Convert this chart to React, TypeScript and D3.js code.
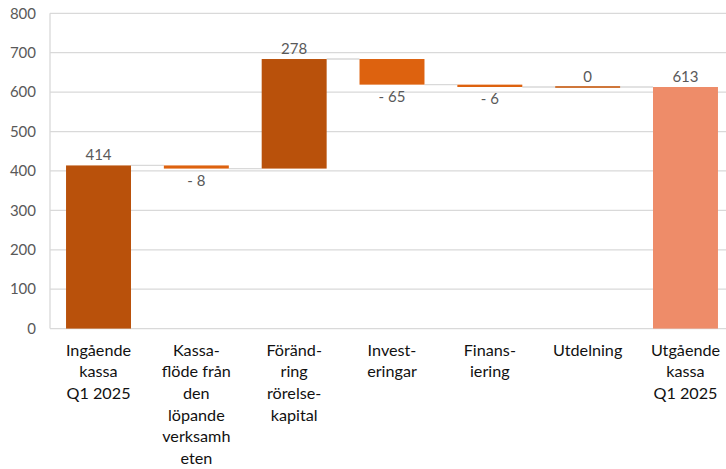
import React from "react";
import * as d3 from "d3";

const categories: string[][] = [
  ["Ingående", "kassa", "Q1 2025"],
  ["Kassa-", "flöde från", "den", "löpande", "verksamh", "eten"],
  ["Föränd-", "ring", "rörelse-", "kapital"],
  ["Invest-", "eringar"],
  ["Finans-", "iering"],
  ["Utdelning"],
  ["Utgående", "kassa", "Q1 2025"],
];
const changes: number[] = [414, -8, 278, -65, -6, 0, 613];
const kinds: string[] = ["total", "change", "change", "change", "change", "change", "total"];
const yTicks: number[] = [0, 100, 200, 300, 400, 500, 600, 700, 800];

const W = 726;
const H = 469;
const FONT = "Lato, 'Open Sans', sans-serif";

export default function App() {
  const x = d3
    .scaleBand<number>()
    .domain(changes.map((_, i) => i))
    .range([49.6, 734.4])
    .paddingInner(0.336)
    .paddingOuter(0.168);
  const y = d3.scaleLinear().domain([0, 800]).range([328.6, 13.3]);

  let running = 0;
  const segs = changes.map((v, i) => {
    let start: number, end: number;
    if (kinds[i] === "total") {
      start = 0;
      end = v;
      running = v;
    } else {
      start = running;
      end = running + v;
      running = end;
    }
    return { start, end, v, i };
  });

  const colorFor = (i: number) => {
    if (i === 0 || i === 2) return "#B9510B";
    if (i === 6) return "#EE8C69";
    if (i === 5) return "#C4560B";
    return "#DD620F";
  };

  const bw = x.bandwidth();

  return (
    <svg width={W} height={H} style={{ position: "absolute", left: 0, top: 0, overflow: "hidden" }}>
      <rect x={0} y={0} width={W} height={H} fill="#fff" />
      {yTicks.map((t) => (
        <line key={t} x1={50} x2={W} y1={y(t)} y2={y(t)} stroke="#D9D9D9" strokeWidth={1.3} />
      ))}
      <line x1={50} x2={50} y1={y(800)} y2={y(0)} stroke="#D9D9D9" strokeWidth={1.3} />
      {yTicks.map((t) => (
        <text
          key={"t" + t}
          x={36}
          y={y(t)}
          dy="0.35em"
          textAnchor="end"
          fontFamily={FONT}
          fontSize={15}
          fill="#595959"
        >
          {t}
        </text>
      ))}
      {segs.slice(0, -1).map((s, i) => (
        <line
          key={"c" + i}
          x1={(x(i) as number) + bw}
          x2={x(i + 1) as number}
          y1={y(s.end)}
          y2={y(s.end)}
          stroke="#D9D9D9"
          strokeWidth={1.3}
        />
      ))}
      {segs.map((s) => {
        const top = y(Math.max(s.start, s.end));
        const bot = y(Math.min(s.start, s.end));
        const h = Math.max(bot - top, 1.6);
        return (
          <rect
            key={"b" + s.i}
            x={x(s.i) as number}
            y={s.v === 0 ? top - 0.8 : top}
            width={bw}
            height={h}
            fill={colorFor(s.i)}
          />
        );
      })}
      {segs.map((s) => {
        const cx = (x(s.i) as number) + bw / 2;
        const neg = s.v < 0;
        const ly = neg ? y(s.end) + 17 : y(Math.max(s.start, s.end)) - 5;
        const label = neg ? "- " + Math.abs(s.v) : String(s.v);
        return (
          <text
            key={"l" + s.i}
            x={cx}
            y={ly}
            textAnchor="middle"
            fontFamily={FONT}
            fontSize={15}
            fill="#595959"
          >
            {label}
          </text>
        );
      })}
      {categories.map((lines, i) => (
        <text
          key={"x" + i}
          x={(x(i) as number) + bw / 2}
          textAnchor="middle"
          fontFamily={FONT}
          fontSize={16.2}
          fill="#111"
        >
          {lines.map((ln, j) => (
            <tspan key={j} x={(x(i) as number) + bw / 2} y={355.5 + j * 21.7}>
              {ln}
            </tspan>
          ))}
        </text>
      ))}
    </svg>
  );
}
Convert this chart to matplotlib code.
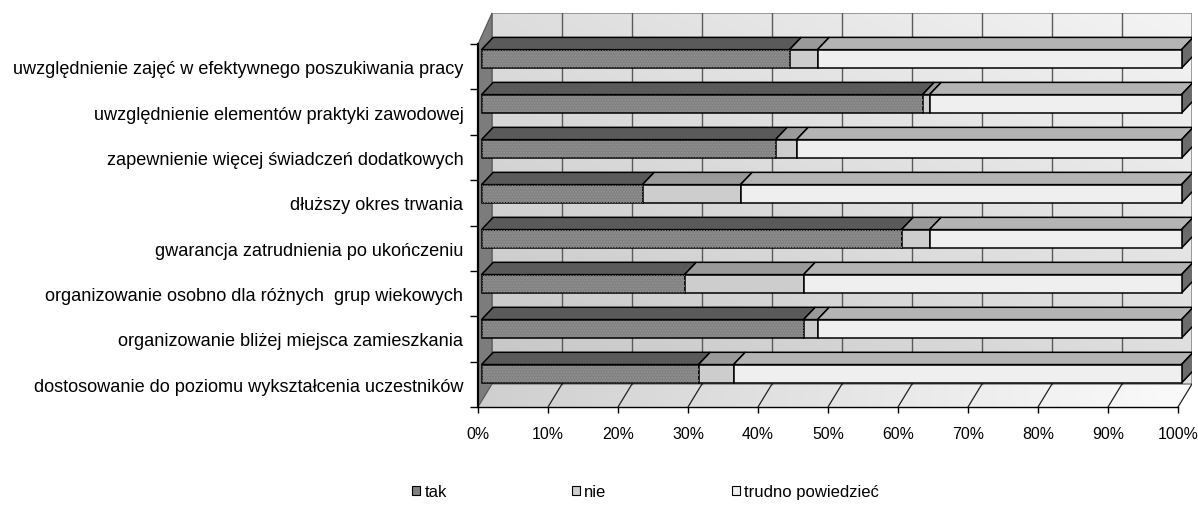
───
**TASK**
Copy nothing but the lines from the top of the data down to the line containing "import * as", and leave the pictures out.

**FINAL RESULT**
Convert this chart to React, TypeScript and D3.js code.
import React from "react";
import * as d3 from "d3";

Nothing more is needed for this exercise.